Red Army Faction Blues, by Ada Wilson, Route at £8.99

A coalition government. A ruling elite deeply mistrusted by the young especially. Riots in the streets and heavy-handed police tactics.

And behind the windows of his tall tower, an unscrupulous newspaper publisher feeds the public’s anxiety, discomfort, fear and shame, blowing up every edgy event into confrontational black and white..

It could be contemporary London, Athens or Rome. It could be the discredited empire of Rupert Murdoch’s News International Corporation.

But in Red Army Faction Blues, the place is West Berlin and the time is 1967, and the publisher is Axel Springer.

It’s a factional novel in which real Cold War events and characters, including members of the Baader-Meinhof gang, are described and recounted by one Peter Urbach, a West German government agent provocateur, tasked with infiltrating radical student groups and setting them up for the security police.

The second part of this short book is set in London before and after the fall of the Berlin Wall and involves Urbach, in hiding from those he betrayed, searching for Fleetwood Mac guitar hero Peter Green, whom he once met in West Berlin.

Interesting though the passages about the tormented guitarist are, I am not convinced the novel’s two halves make a coherent whole. I am inclined to think the second half tells us more about the interests of the author, Yorkshire-based journalist Ada Wilson, a musician from the 1970s.

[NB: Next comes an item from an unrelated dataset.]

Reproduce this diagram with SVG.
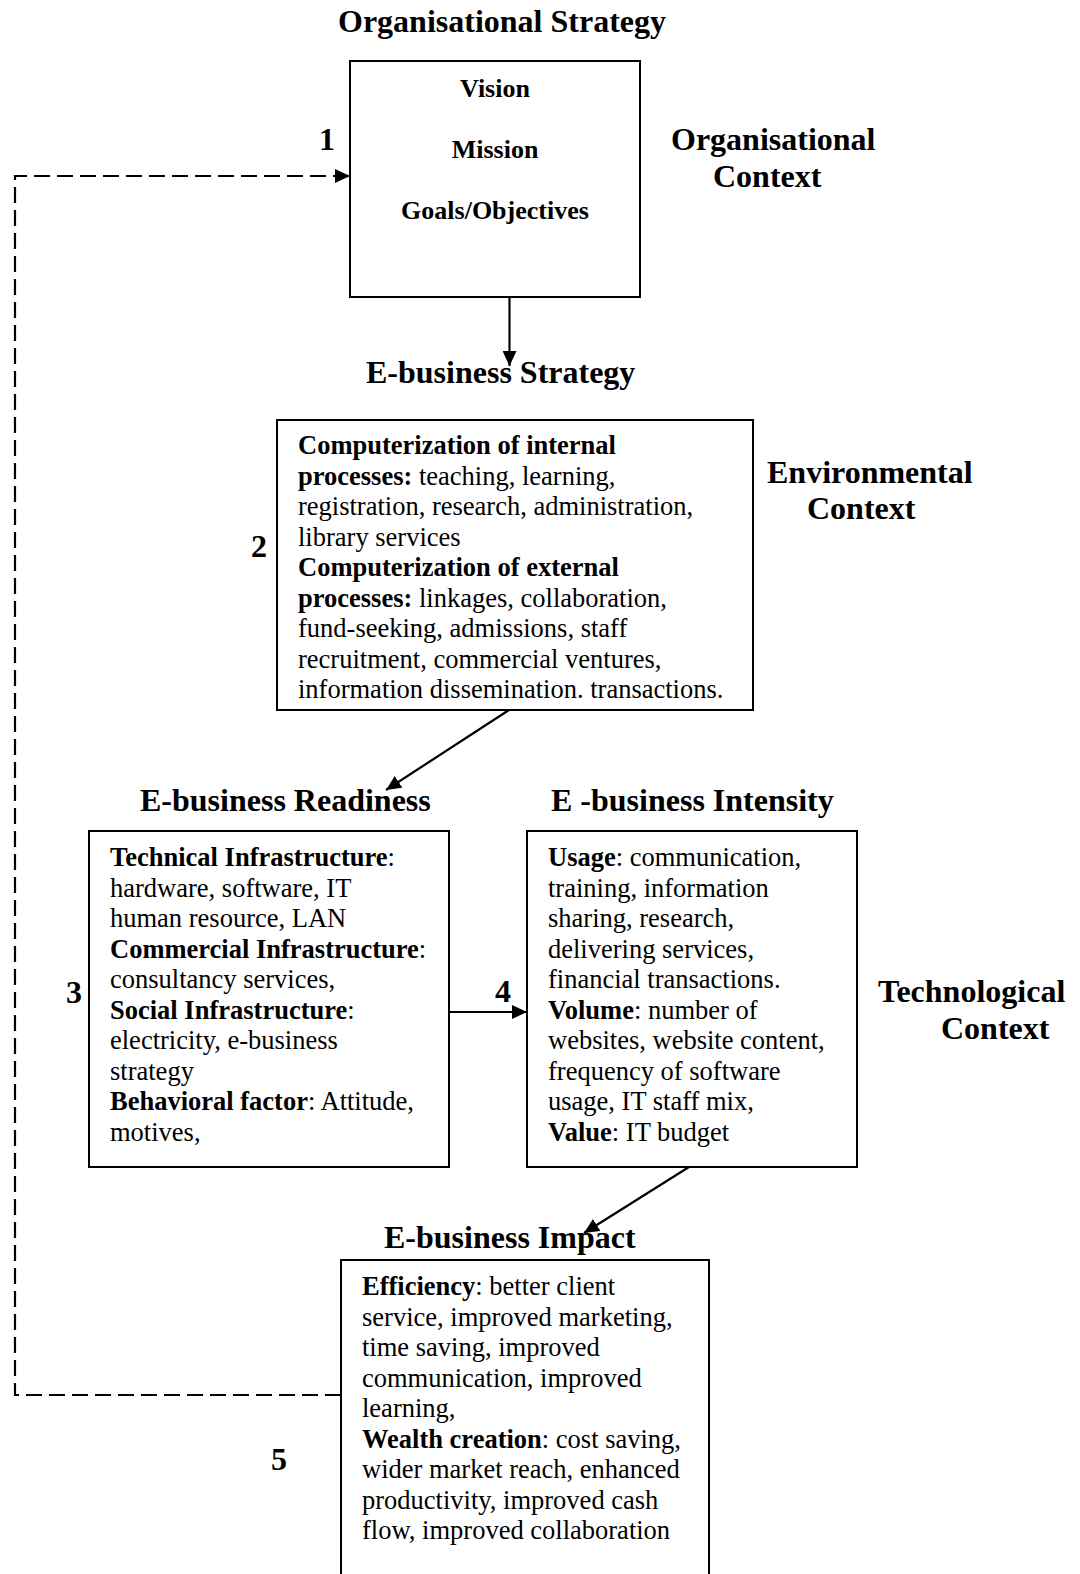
<svg xmlns="http://www.w3.org/2000/svg" width="1080" height="1574" viewBox="0 0 1080 1574">
  <style>
    text { font-family: "Liberation Serif", "Times New Roman", serif; fill: #000; }
    .head { font-size: 32px; font-weight: bold; }
    .num { font-size: 32px; font-weight: bold; }
    .core { font-size: 26px; font-weight: bold; text-anchor: middle; }
    .body { font-size: 26.5px; }
    .b { font-weight: bold; }
    .box { fill: #fff; stroke: #000; stroke-width: 2; }
    .link { fill: none; stroke: #000; stroke-width: 2.2; }
    .loop { fill: none; stroke: #000; stroke-width: 2.2; stroke-dasharray: 16 7; }
  </style>
  <defs>
    <marker id="tip" viewBox="0 0 15 14" refX="15" refY="7" markerWidth="15" markerHeight="14" markerUnits="userSpaceOnUse" orient="auto">
      <path d="M0,0 L15,7 L0,14 z" fill="#000"/>
    </marker>
  </defs>
  <rect width="1080" height="1574" fill="#fff"/>

  <!-- context labels -->
  <g id="context-labels" class="head">
    <text x="671" y="150">Organisational</text>
    <text x="713" y="187">Context</text>
    <text x="767" y="483">Environmental</text>
    <text x="807" y="519">Context</text>
    <text x="878" y="1002">Technological</text>
    <text x="941" y="1039">Context</text>
  </g>

  <!-- stage numbers -->
  <g id="stage-numbers" class="num">
    <text x="319" y="150">1</text>
    <text x="251" y="557">2</text>
    <text x="66" y="1003">3</text>
    <text x="495" y="1002">4</text>
    <text x="271" y="1470">5</text>
  </g>

  <!-- connectors -->
  <g id="connectors">
    <line class="link" x1="509.5" y1="297" x2="509.5" y2="366" marker-end="url(#tip)"/>
    <line class="link" x1="509" y1="710" x2="386" y2="790" marker-end="url(#tip)"/>
    <line class="link" x1="449" y1="1012" x2="527" y2="1012" marker-end="url(#tip)"/>
    <line class="link" x1="689" y1="1167" x2="584" y2="1233" marker-end="url(#tip)"/>
    <path class="loop" d="M341,1395 H15 V176 H350" marker-end="url(#tip)"/>
  </g>

  <!-- 1: organisational strategy -->
  <g id="organisational-strategy">
    <text class="head" x="338" y="32">Organisational Strategy</text>
    <rect class="box" x="350" y="61" width="290" height="236"/>
    <text class="core" x="495" y="97">Vision</text>
    <text class="core" x="495" y="158">Mission</text>
    <text class="core" x="495" y="219">Goals/Objectives</text>
  </g>

  <!-- 2: e-business strategy -->
  <g id="ebusiness-strategy">
    <text class="head" x="366" y="383">E-business Strategy</text>
    <rect class="box" x="277" y="420" width="476" height="290"/>
    <g class="body">
      <text x="298" y="454"><tspan class="b">Computerization of internal</tspan></text>
      <text x="298" y="484.5"><tspan class="b">processes:</tspan> teaching, learning,</text>
      <text x="298" y="515">registration, research, administration,</text>
      <text x="298" y="545.5">library services</text>
      <text x="298" y="576"><tspan class="b">Computerization of external</tspan></text>
      <text x="298" y="606.5"><tspan class="b">processes:</tspan> linkages, collaboration,</text>
      <text x="298" y="637">fund-seeking, admissions, staff</text>
      <text x="298" y="667.5">recruitment, commercial ventures,</text>
      <text x="298" y="698">information dissemination. transactions.</text>
    </g>
  </g>

  <!-- 3: e-business readiness -->
  <g id="ebusiness-readiness">
    <text class="head" x="140" y="811">E-business Readiness</text>
    <rect class="box" x="89" y="831" width="360" height="336"/>
    <g class="body">
      <text x="110" y="866"><tspan class="b">Technical Infrastructure</tspan>:</text>
      <text x="110" y="896.5">hardware, software, IT</text>
      <text x="110" y="927">human resource, LAN</text>
      <text x="110" y="957.5"><tspan class="b">Commercial Infrastructure</tspan>:</text>
      <text x="110" y="988">consultancy services,</text>
      <text x="110" y="1018.5"><tspan class="b">Social Infrastructure</tspan>:</text>
      <text x="110" y="1049">electricity, e-business</text>
      <text x="110" y="1079.5">strategy</text>
      <text x="110" y="1110"><tspan class="b">Behavioral factor</tspan>: Attitude,</text>
      <text x="110" y="1140.5">motives,</text>
    </g>
  </g>

  <!-- 4: e-business intensity -->
  <g id="ebusiness-intensity">
    <text class="head" x="551" y="811">E -business Intensity</text>
    <rect class="box" x="527" y="831" width="330" height="336"/>
    <g class="body">
      <text x="548" y="866"><tspan class="b">Usage</tspan>: communication,</text>
      <text x="548" y="896.5">training, information</text>
      <text x="548" y="927">sharing, research,</text>
      <text x="548" y="957.5">delivering services,</text>
      <text x="548" y="988">financial transactions.</text>
      <text x="548" y="1018.5"><tspan class="b">Volume</tspan>: number of</text>
      <text x="548" y="1049">websites, website content,</text>
      <text x="548" y="1079.5">frequency of software</text>
      <text x="548" y="1110">usage, IT staff mix,</text>
      <text x="548" y="1140.5"><tspan class="b">Value</tspan>: IT budget</text>
    </g>
  </g>

  <!-- 5: e-business impact -->
  <g id="ebusiness-impact">
    <rect class="box" x="341" y="1260" width="368" height="330"/>
    <text class="head" x="384" y="1248">E-business Impact</text>
    <g class="body">
      <text x="362" y="1295"><tspan class="b">Efficiency</tspan>: better client</text>
      <text x="362" y="1325.5">service, improved marketing,</text>
      <text x="362" y="1356">time saving, improved</text>
      <text x="362" y="1386.5">communication, improved</text>
      <text x="362" y="1417">learning,</text>
      <text x="362" y="1447.5"><tspan class="b">Wealth creation</tspan>: cost saving,</text>
      <text x="362" y="1478">wider market reach, enhanced</text>
      <text x="362" y="1508.5">productivity, improved cash</text>
      <text x="362" y="1539">flow, improved collaboration</text>
    </g>
  </g>
</svg>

Nevertheless, Red Army Faction Blues is not the sort of novel you expect to come out of West Yorkshire. So hoorah for a stylishly-written book that has nothing to do with dry stone walls, village bobbies, quaint Pakistani corner shop grocers or the Yorkshire Ripper.

Red Army Faction Blues has the kind of lean, mean sparseness that would please Elmore Leonard. It has been praised by Yorkshire writer David – West Riding – Peace no less. Now he has written about bobbies, corner shops and the Yorkshire Ripper. Nevertheless, he said: “Shows the power of the novel to illuminate a moment in history; the moment when terrorism became the new rock ’n’ roll, the paths that took us there and the paths we have taken since.”

When Peace is with you, you have a lot going for you. Ian McMillan, another Yorkshire writer, has also praised the book in his newspaper profile of Wilson, noting the novel’s “multi-layered realism, achieved through placing actual people and places under fiction’s microscope.”

I would have thought that accolade belongs to Frederick Forsyth who wrote The Day Of The Jackal, based on attempts to assassinate France’s President de Gaulle, and The Odessa File, about the involvement of Nazi war criminals in post-war West German business and politics.

This novel does not appear in Ada Wilson’s bibliography, but Hitler’s Children, Jillian Becker’s hard-hitting chronicle of Baader-Meinhof, does.

The Red Army Faction or Faktion was the calling card of the Baader-Meinhof group of self-styled armed political revolutionaries – they killed people – that evolved from the anarchic idealism of West Berlin’s Free University.

For this mixture of idealists, communards and radical chi-chi rich kids yearning for danger and excitement in post-war West Germany, deeply ashamed of its Nazi past, had traded in real freedom for consumerism and had become a docile, unquestioning ally of the United States.

Take it from there.

Up until a few years ago about the only things associated with Pontefract were racing, the castle where Richard II was starved to death and the former practice of the late, disgraced architect John Poulson.

But the Yorkshire town is also the home of Route, the publisher of this book. Hoorah for that too.